We are literally made to share first the incomprehension, then the incredulity and finally the terror of the slaughter. The interviews with survivors are similar in quality and impact to 06:30, another powerful Israeli entry on October 7. But what makes them stand out here is that those interviewed become characters in the documentary – with a background story illustrated by comments and photos of a happier time. They all participate in a chronicle of a death announced, with writer/director Yariv Mozer functioning like Homer in the Iliad, giving each one individuality and the full measure of a life. Acts of heroism recounted here are shown in cell video, the most haunting perhaps is the now well-known case of the young man who kept throwing back to Hamas the grenades lobbed at group in a shelter.
We Will Dance Again is both a testament to the grit of the Israeli nation and a powerful document of what film can do to capture and show the truth.
06:30 (2024, Israel) Dir. Alon Daniel. 64 min
Made for Israeli public television, this remarkable documentary tackles the terrorist attack of October 7, 2023. It is an hour-long chronicle of the brutal event recounted in detail by survivors from the music festival and the kibbutzim, including a hostage and a paramedic. A precise timeline of hours and minutes is the framework containing the recollections of the witnesses, single or in pairs, who provide vivid memories and gut reactions about their brush with death and hell.

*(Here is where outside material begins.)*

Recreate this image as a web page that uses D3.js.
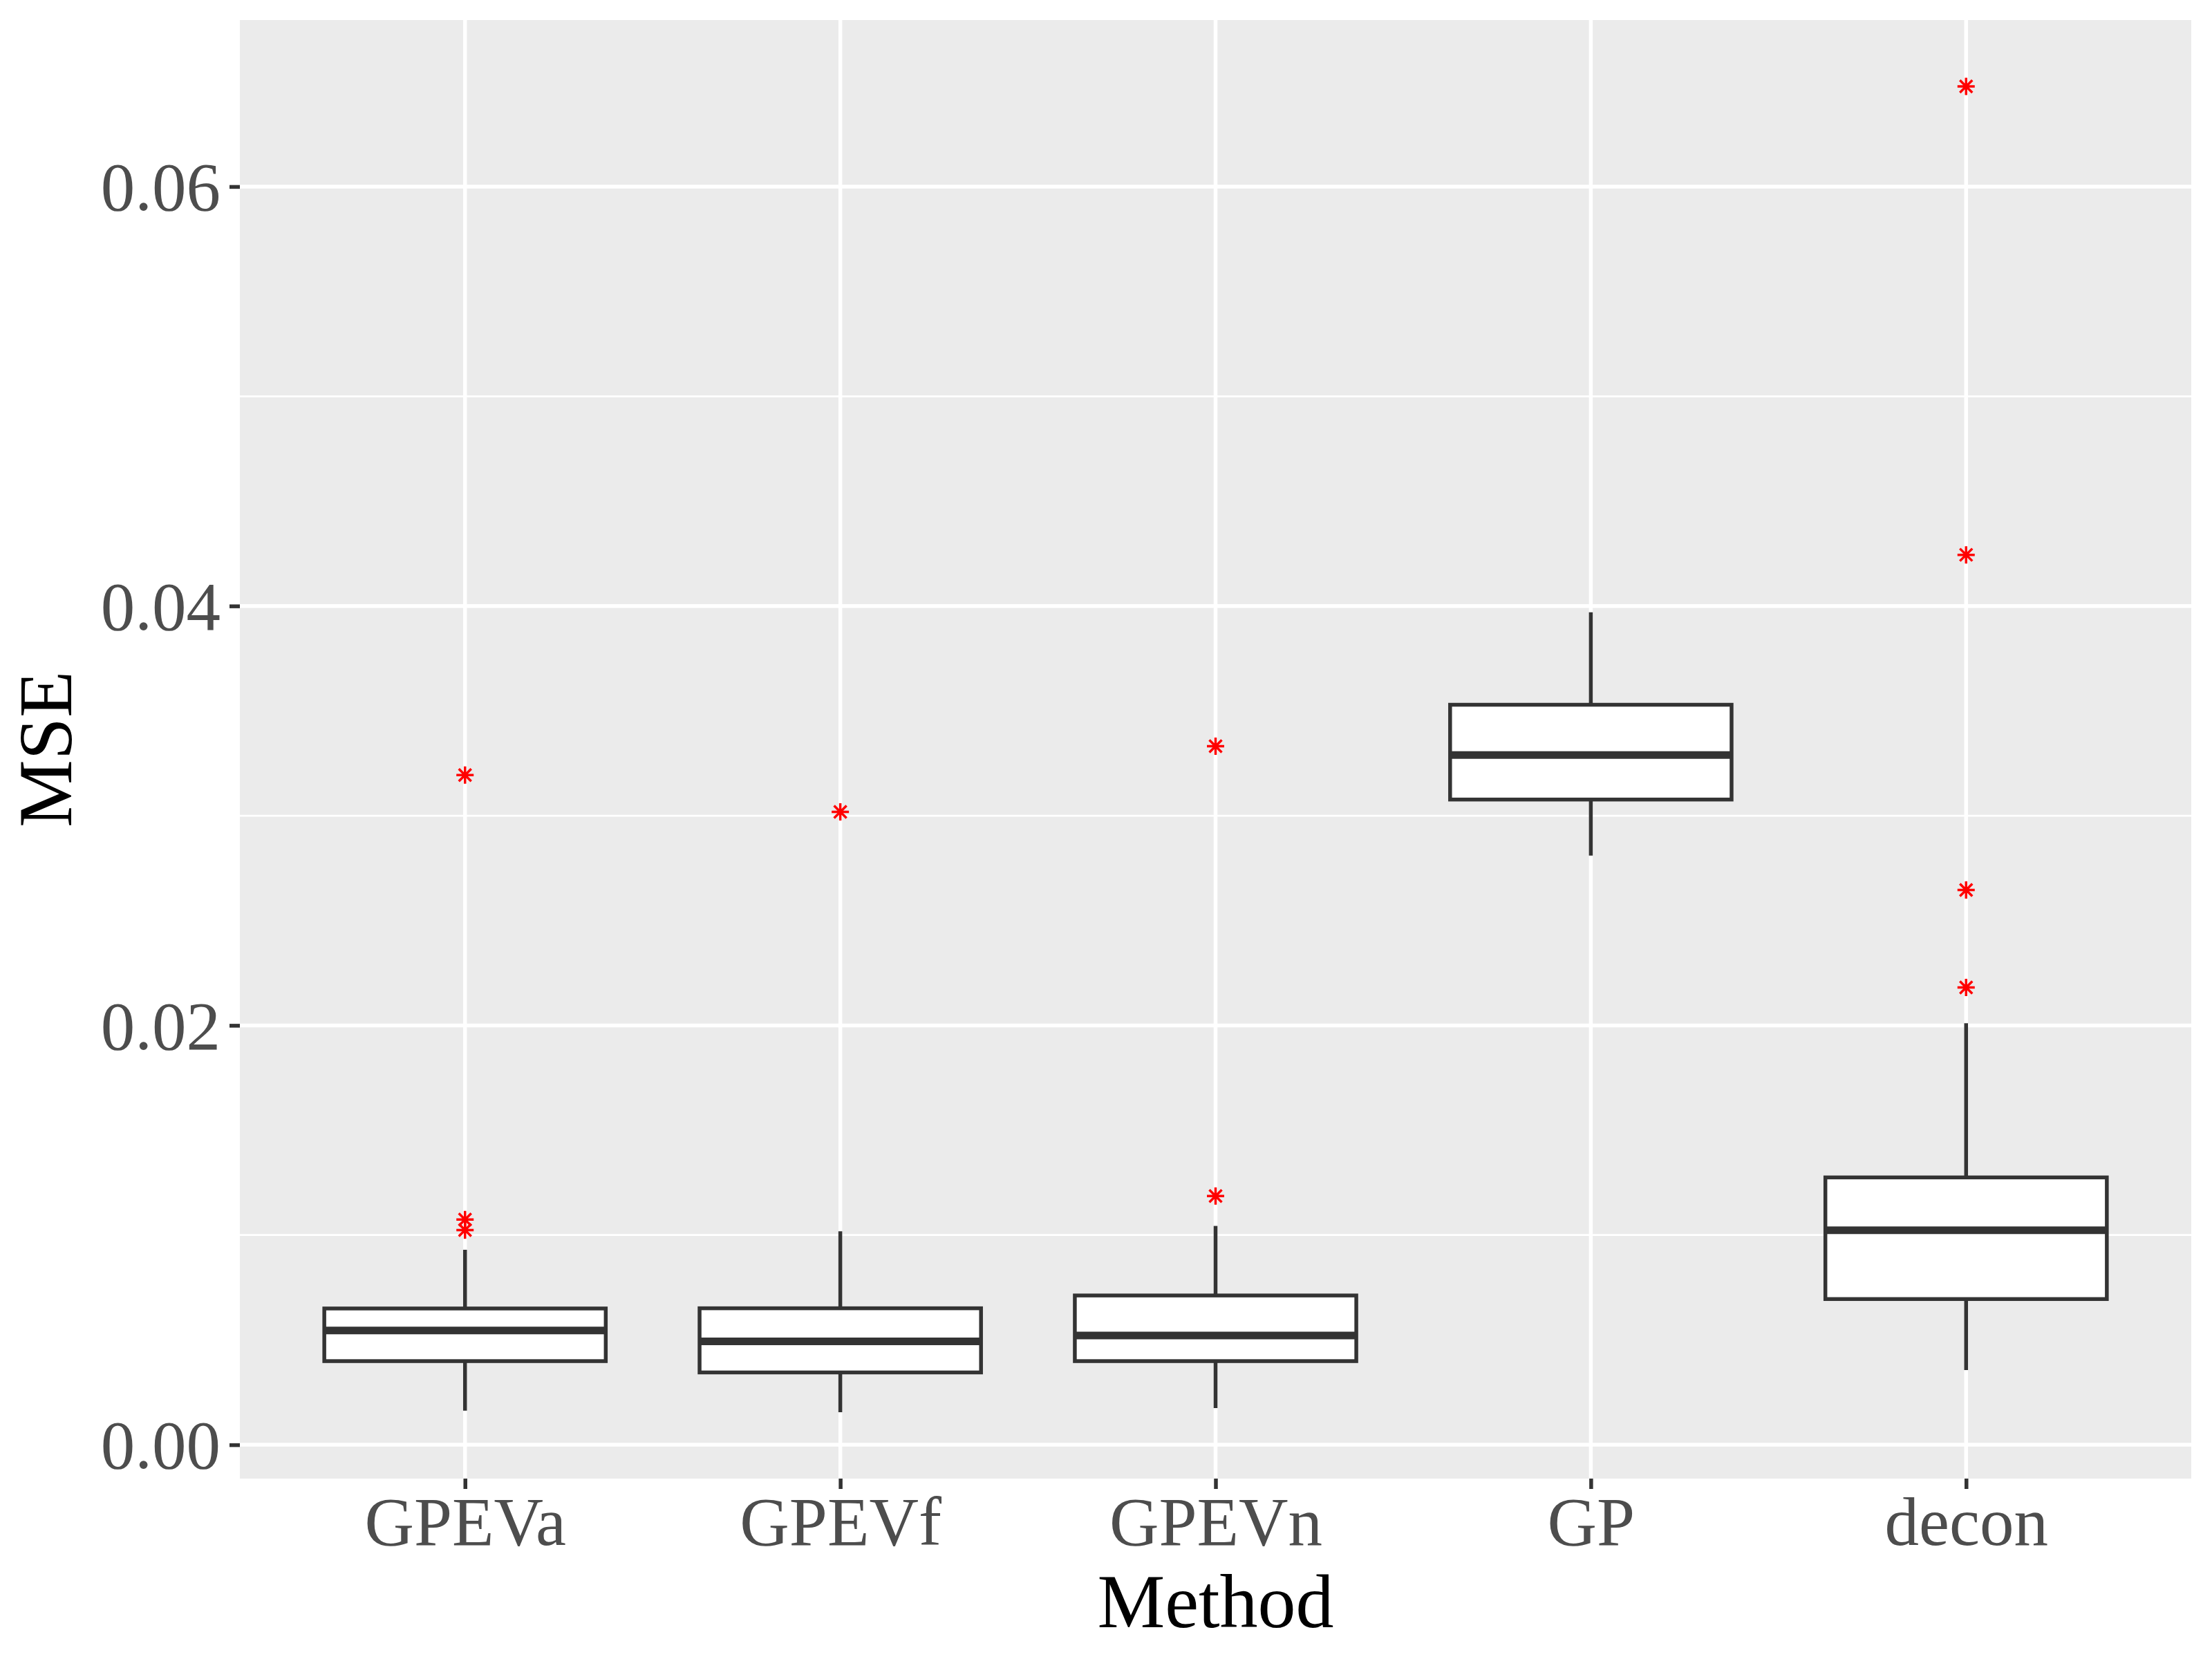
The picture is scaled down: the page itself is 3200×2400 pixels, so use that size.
<!DOCTYPE html>
<html>
<head>
<meta charset="utf-8">
<script src="https://cdn.jsdelivr.net/npm/d3@7"></script>
<style>
    body { margin: 0; background: #ffffff; }
    text { font-family: "Liberation Serif", "DejaVu Serif", serif; }
</style>
</head>
<body>
<svg id="chart" width="3200" height="2400"></svg>
<script>
// box summaries
const methods = ["GPEVa", "GPEVf", "GPEVn", "GP", "decon"];
const whiskerLow = [0.00163, 0.00155, 0.00175, 0.0281, 0.00356];
const q1 = [0.00399, 0.00345, 0.00399, 0.03077, 0.00695];
const median = [0.00545, 0.00493, 0.00521, 0.03289, 0.01023];
const q3 = [0.0065, 0.00651, 0.00712, 0.03529, 0.01275];
const whiskerHigh = [0.0093, 0.01018, 0.01044, 0.0397, 0.0201];
const outliers = [
    [0.01024, 0.01074, 0.03194],
    [0.03018],
    [0.01186, 0.03331],
    [],
    [0.02181, 0.02646, 0.04244, 0.06478]
];
const yTicks = [0, 0.02, 0.04, 0.06];
const yMinor = [0.01, 0.03, 0.05];

const attr = {
    width: 3200,
    height: 2400,
    panel: { left: 347, right: 3170, top: 29, bottom: 2139 },
    tickFont: 99,
    titleFont: 110,
    line: 5.5,
    star: 12.5
};

const translate = function(a, b) {
    return "translate(" + a + ", " + b + ")";
};

// ggplot shape 8: a plus and a cross on top of each other
const asterisk = function(r) {
    let d = r * 0.72;
    return "M" + -r + ",0L" + r + ",0" +
        "M0," + -r + "L0," + r +
        "M" + -d + "," + -d + "L" + d + "," + d +
        "M" + -d + "," + d + "L" + d + "," + -d;
};

const rows = methods.map(function(m, i) {
    return {
        name: m,
        low: whiskerLow[i],
        q1: q1[i],
        median: median[i],
        q3: q3[i],
        high: whiskerHigh[i],
        out: outliers[i]
    };
});

const allValues = rows.flatMap(d => [d.low, d.high].concat(d.out));
const lo = d3.min(allValues);
const hi = d3.max(allValues);
const pad = (hi - lo) * 0.05;

const x = d3
    .scalePoint()
    .domain(methods)
    .range([attr.panel.left, attr.panel.right])
    .padding(0.6);

const y = d3
    .scaleLinear()
    .domain([lo - pad, hi + pad])
    .range([attr.panel.bottom, attr.panel.top]);

const boxWidth = x.step() * 0.75;

const svg = d3.select("#chart");

svg.append("rect")
    .attr("width", attr.width)
    .attr("height", attr.height)
    .attr("fill", "#ffffff");

// panel and grid
svg.append("rect")
    .attr("x", attr.panel.left)
    .attr("y", attr.panel.top)
    .attr("width", attr.panel.right - attr.panel.left)
    .attr("height", attr.panel.bottom - attr.panel.top)
    .attr("fill", "#EBEBEB");

let grid = svg.append("g");

grid.selectAll(".minor")
    .data(yMinor)
    .enter()
    .append("line")
    .attr("x1", attr.panel.left)
    .attr("x2", attr.panel.right)
    .attr("y1", d => y(d))
    .attr("y2", d => y(d))
    .attr("stroke", "#ffffff")
    .attr("stroke-width", attr.line / 2);

grid.selectAll(".major")
    .data(yTicks)
    .enter()
    .append("line")
    .attr("x1", attr.panel.left)
    .attr("x2", attr.panel.right)
    .attr("y1", d => y(d))
    .attr("y2", d => y(d))
    .attr("stroke", "#ffffff")
    .attr("stroke-width", attr.line);

grid.selectAll(".vmajor")
    .data(methods)
    .enter()
    .append("line")
    .attr("x1", d => x(d))
    .attr("x2", d => x(d))
    .attr("y1", attr.panel.top)
    .attr("y2", attr.panel.bottom)
    .attr("stroke", "#ffffff")
    .attr("stroke-width", attr.line);

// boxes
let boxes = svg
    .append("g")
    .selectAll("g")
    .data(rows)
    .enter()
    .append("g")
    .attr("transform", d => translate(x(d.name), 0));

boxes.append("line")
    .attr("y1", d => y(d.low))
    .attr("y2", d => y(d.high))
    .attr("stroke", "#333333")
    .attr("stroke-width", attr.line);

boxes.append("rect")
    .attr("x", -boxWidth / 2)
    .attr("width", boxWidth)
    .attr("y", d => y(d.q3))
    .attr("height", d => y(d.q1) - y(d.q3))
    .attr("fill", "#ffffff")
    .attr("stroke", "#333333")
    .attr("stroke-width", attr.line);

boxes.append("line")
    .attr("x1", -boxWidth / 2)
    .attr("x2", boxWidth / 2)
    .attr("y1", d => y(d.median))
    .attr("y2", d => y(d.median))
    .attr("stroke", "#333333")
    .attr("stroke-width", attr.line * 2);

boxes.selectAll("path")
    .data(d => d.out)
    .enter()
    .append("path")
    .attr("d", asterisk(attr.star))
    .attr("transform", d => translate(0, y(d)))
    .attr("fill", "none")
    .attr("stroke", "#FF0000")
    .attr("stroke-width", 3.5);

// axes
let yAxis = svg
    .append("g")
    .attr("transform", translate(attr.panel.left, 0))
    .call(
        d3.axisLeft(y)
            .tickValues(yTicks)
            .tickFormat(d3.format(".2f"))
            .tickSize(15)
            .tickPadding(13)
    );

let xAxis = svg
    .append("g")
    .attr("transform", translate(0, attr.panel.bottom))
    .call(d3.axisBottom(x).tickSize(15).tickPadding(10));

[yAxis, xAxis].forEach(function(axis) {
    axis.select(".domain").remove();
    axis.selectAll(".tick line")
        .attr("stroke", "#333333")
        .attr("stroke-width", attr.line);
    axis.selectAll(".tick text")
        .attr("fill", "#4D4D4D")
        .style("font-size", attr.tickFont + "px")
        .style("font-family", "'Liberation Serif', serif");
});

yAxis.selectAll(".tick text").attr("dy", "0.34em");
xAxis.selectAll(".tick text").attr("dy", "0.72em");

svg.append("text")
    .attr("x", (attr.panel.left + attr.panel.right) / 2)
    .attr("y", 2354)
    .attr("text-anchor", "middle")
    .attr("fill", "#000000")
    .style("font-size", attr.titleFont + "px")
    .text("Method");

svg.append("text")
    .attr(
        "transform",
        translate(103, (attr.panel.top + attr.panel.bottom) / 2) + " rotate(-90)"
    )
    .attr("text-anchor", "middle")
    .attr("fill", "#000000")
    .style("font-size", attr.titleFont + "px")
    .text("MSE");
</script>
</body>
</html>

The settings for the interviews are their familiar environments, with wounds visible to the audience, a visual contrast to the emotional restraint sought by the filmmakers in the witnesses' delivery tone.
Written and directed by Alon Daniel, this above par documentary uses miniatures and Lego-style animation to illustrate the harrowing stories, eschewing the use of narrator and jarring archival footage. It is a decision that pays off esthetically and emotionally, since it unifies the multiple voices into a continuum, that emphasizes the human and eschews on-your-face politics and ideology. It’s a bet that brings the documentary above a run-of-the mill television documentary.
06:30, named after the time the attacks began, provides an interesting case study on how to present what Joseph Conrad called “the horror, the horror”, via images and sounds. In its esthetic choices, it is reminiscent of the SIMA 2022 entry Eternal Spring, that reconstructs through animation the central event for which there is no footage. It shares with the 2025 SIMA entry, Budapest Diaries, a foregrounding of the personal and human, over politics, a decision that paradoxically – in both documentaries – brings out the contours of the latter very vividly.